Cerebral palsy is a congenital disorder (i.e. present from birth) that affects approximately half a million children and adults in the United States, and 17 million people worldwide. There is more than one type of cerebral palsy, and the causes of cerebral palsy vary. Spastic, dyskinetic, ataxic, and mixed cerebral palsy can result from infections that mothers have while pregnant, low birth weight, jaundice, birth problems such as uterine rupture and issues with the placenta or umbilical cord, blood flow problems, and traumatic head injuries. In some instances, the cause of cerebral palsy is unknown.
Symptoms of cerebral palsy include lack of muscle coordination, shaky movements, stiff muscles, and drooling as a result of being unable to control facial muscles. In some but not all cases, cerebral palsy symptoms include intellectual disabilities such as a below-average IQ and developmental delays. Some people with cerebral palsy exhibit behaviors such as anxiety, mood swings, social withdrawal, and temper tantrums.

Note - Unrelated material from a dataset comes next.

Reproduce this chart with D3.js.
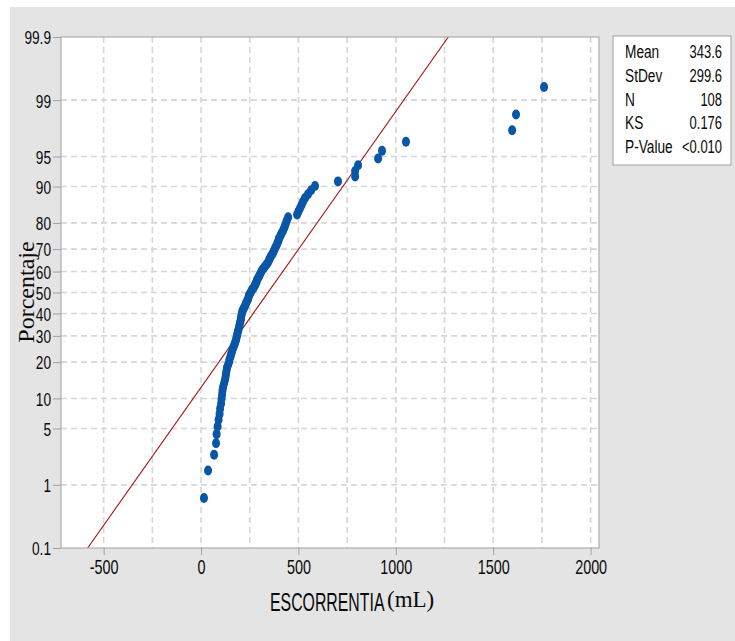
<!DOCTYPE html>
<html>
<head>
<meta charset="utf-8">
<script src="https://cdn.jsdelivr.net/npm/d3@7"></script>
<style>
  body { margin: 0; background: #ffffff; }
  text { font-family: "Liberation Sans", Arial, "DejaVu Sans", sans-serif; fill: #0a0a0a; }
  .serif { font-family: "Liberation Serif", "Times New Roman", "DejaVu Serif", serif; }
</style>
</head>
<body>
<div id="chart"></div>
<script>
// Chart set up
var svgWidth = 735;
var svgHeight = 641;

var margin = { top: 37, bottom: 93, right: 136, left: 61 };
var width = svgWidth - margin.left - margin.right;
var height = svgHeight - margin.top - margin.bottom;

// Data: ESCORRENTIA (mL), sorted, N = 108
var escorrentia = [
  15, 36, 67, 77, 80, 85, 90, 95, 98, 103,
  105, 108, 110, 113, 118, 123, 126, 128, 131, 133,
  139, 144, 146, 151, 154, 159, 162, 167, 172, 175,
  180, 182, 185, 187, 190, 193, 195, 198, 200, 203,
  205, 206, 208, 210, 213, 218, 223, 228, 231, 236,
  241, 244, 246, 252, 257, 262, 270, 275, 280, 285,
  287, 293, 298, 303, 308, 313, 321, 329, 337, 344,
  349, 354, 359, 367, 372, 377, 382, 388, 393, 398,
  400, 408, 413, 421, 426, 431, 436, 441, 447, 493,
  500, 508, 516, 524, 534, 549, 565, 585, 703, 791,
  791, 806, 909, 929, 1052, 1597, 1617, 1761
];

var xTicks = [-500, 0, 500, 1000, 1500, 2000];
var xGrid = [-500, -250, 0, 250, 500, 750, 1000, 1250, 1500, 1750, 2000];
var yTicks = [0.1, 1, 5, 10, 20, 30, 40, 50, 60, 70, 80, 90, 95, 99, 99.9];

var statLabels = ["Mean", "StDev", "N", "KS", "P-Value"];
var statValues = ["343.6", "299.6", "108", "0.176", "<0.010"];
var fitMean = 343.6;
var fitSd = 299.6;

// inverse normal CDF (Acklam)
function probit(p) {
  var a = [-39.69683028665376, 220.9460984245205, -275.9285104469687, 138.3577518672690, -30.66479806614716, 2.506628277459239];
  var b = [-54.47609879822406, 161.5858368580409, -155.6989798598866, 66.80131188771972, -13.28068155288572];
  var c = [-0.007784894002430293, -0.3223964580411365, -2.400758277161838, -2.549732539343734, 4.374664141464968, 2.938163982698783];
  var d = [0.007784695709041462, 0.3224671290700398, 2.445134137142996, 3.754408661907416];
  var q, r;
  if (p < 0.02425) {
    q = Math.sqrt(-2 * Math.log(p));
    return (((((c[0]*q+c[1])*q+c[2])*q+c[3])*q+c[4])*q+c[5]) / ((((d[0]*q+d[1])*q+d[2])*q+d[3])*q+1);
  } else if (p > 1 - 0.02425) {
    q = Math.sqrt(-2 * Math.log(1 - p));
    return -(((((c[0]*q+c[1])*q+c[2])*q+c[3])*q+c[4])*q+c[5]) / ((((d[0]*q+d[1])*q+d[2])*q+d[3])*q+1);
  }
  q = p - 0.5;
  r = q * q;
  return (((((a[0]*r+a[1])*r+a[2])*r+a[3])*r+a[4])*r+a[5])*q / (((((b[0]*r+b[1])*r+b[2])*r+b[3])*r+b[4])*r+1);
}

// squeeze text horizontally (narrow face look) with a scale transform
function narrow(sel, f) {
  sel.each(function() {
    var t = d3.select(this);
    var x = +t.attr("x") || 0;
    var y = +t.attr("y") || 0;
    t.attr("x", 0).attr("y", 0)
      .attr("transform", `translate(${x}, ${y}) scale(${f}, 1)`);
  });
}

var n = escorrentia.length;
var points = escorrentia.map(function(v, i) {
  return { x: v, z: probit((i + 1 - 0.3) / (n + 0.4)) };
});

// SVG
var svg = d3.select("#chart")
  .append("svg")
  .attr("width", svgWidth)
  .attr("height", svgHeight)
  .style("display", "block");

// gray page background with thin white strip top/left
svg.append("rect")
  .attr("x", 10).attr("y", 7)
  .attr("width", svgWidth - 10).attr("height", svgHeight - 7)
  .attr("fill", "#e4e4e4");

var chartGroup = svg.append("g")
  .attr("transform", `translate(${margin.left}, ${margin.top})`);

var xScale = d3.scaleLinear()
  .domain([-719, 2043])
  .range([0, width]);

var yScale = d3.scaleLinear()
  .domain([probit(0.001), probit(0.999)])
  .range([height, 0]);

chartGroup.append("rect")
  .attr("width", width)
  .attr("height", height)
  .attr("fill", "#ffffff");

// grid lines
chartGroup.selectAll(".vgrid")
  .data(xGrid)
  .enter()
  .append("line")
  .attr("x1", d => xScale(d)).attr("x2", d => xScale(d))
  .attr("y1", 0).attr("y2", height)
  .attr("stroke", "#d6d6d6")
  .attr("stroke-width", 1.6)
  .attr("stroke-dasharray", "6,4");

chartGroup.selectAll(".hgrid")
  .data(yTicks.slice(1, -1))
  .enter()
  .append("line")
  .attr("x1", 0).attr("x2", width)
  .attr("y1", d => yScale(probit(d / 100))).attr("y2", d => yScale(probit(d / 100)))
  .attr("stroke", "#d6d6d6")
  .attr("stroke-width", 1.6)
  .attr("stroke-dasharray", "6,4");

// axes
var bottomAxis = d3.axisBottom(xScale)
  .tickValues(xTicks)
  .tickFormat(d => String(d))
  .tickSize(7).tickPadding(5);
var leftAxis = d3.axisLeft(yScale)
  .tickValues(yTicks.map(p => probit(p / 100)))
  .tickFormat((d, i) => String(yTicks[i]))
  .tickSize(8).tickPadding(2);

var xAxisG = chartGroup.append("g")
  .attr("transform", `translate(0, ${height})`)
  .call(bottomAxis);
xAxisG.selectAll("text")
  .attr("font-family", null)
  .style("font-size", "20px")
  .attr("fill", "#0a0a0a")
  .call(narrow, 0.72);

var yAxisG = chartGroup.append("g")
  .call(leftAxis);
yAxisG.selectAll("text")
  .attr("font-family", null)
  .style("font-size", "19px")
  .attr("fill", "#0a0a0a")
  .attr("dy", "0.36em")
  .call(narrow, 0.72);

chartGroup.selectAll(".domain").remove();
chartGroup.selectAll(".tick line").attr("stroke", "#a0a0a0");

// clip
chartGroup.append("clipPath").attr("id", "clip")
  .append("rect").attr("width", width).attr("height", height);

// fitted normal line
var zEnds = [probit(0.001), probit(0.999)];
chartGroup.append("path")
  .datum(zEnds)
  .attr("clip-path", "url(#clip)")
  .attr("fill", "none")
  .attr("stroke", "#a31515")
  .attr("stroke-width", 1.1)
  .attr("d", d3.line()
    .x(z => xScale(fitMean + z * fitSd))
    .y(z => yScale(z)));

// points
chartGroup.selectAll(".pt")
  .data(points)
  .enter()
  .append("ellipse")
  .attr("cx", d => xScale(d.x))
  .attr("cy", d => yScale(d.z))
  .attr("rx", 4)
  .attr("ry", 5)
  .attr("fill", "#0a56a6");

// frame
chartGroup.append("rect")
  .attr("width", width)
  .attr("height", height)
  .attr("fill", "none")
  .attr("stroke", "#a0a0a0");

// axis labels
svg.append("text")
  .attr("class", "serif")
  .attr("transform", "translate(34, 292) rotate(-90)")
  .attr("text-anchor", "middle")
  .style("font-size", "24px")
  .text("Porcentaje");

svg.append("text")
  .attr("x", 270)
  .attr("y", 611)
  .style("font-size", "26px")
  .text("ESCORRENTIA")
  .call(narrow, 0.61);

svg.append("text")
  .attr("class", "serif")
  .attr("x", 387)
  .attr("y", 607)
  .style("font-size", "23px")
  .text("(mL)");

// stats box
var legend = svg.append("g").attr("transform", "translate(613, 36)");
legend.append("rect")
  .attr("width", 118)
  .attr("height", 129)
  .attr("fill", "#ffffff")
  .attr("stroke", "#a0a0a0");

legend.selectAll(".lab")
  .data(statLabels)
  .enter()
  .append("text")
  .attr("x", 12)
  .attr("y", (d, i) => 22 + i * 23.8)
  .style("font-size", "18.5px")
  .text(d => d)
  .call(narrow, 0.74);

legend.selectAll(".val")
  .data(statValues)
  .enter()
  .append("text")
  .attr("x", 109)
  .attr("y", (d, i) => 22 + i * 23.8)
  .attr("text-anchor", "end")
  .style("font-size", "18.5px")
  .text(d => d)
  .call(narrow, 0.7);
</script>
</body>
</html>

Many people with cerebral palsy require assistance to take care of themselves, move around, prepare meals, and to communicate. Though cerebral palsy is understood to be connected to difficulties within the brain, scientific researchers have yet to find a cure. Cerebral palsy is considered to be a permanent but non-progressive condition, meaning that the condition doesn’t worsen as a child grows up. Most people diagnosed with cerebral palsy live normal life spans.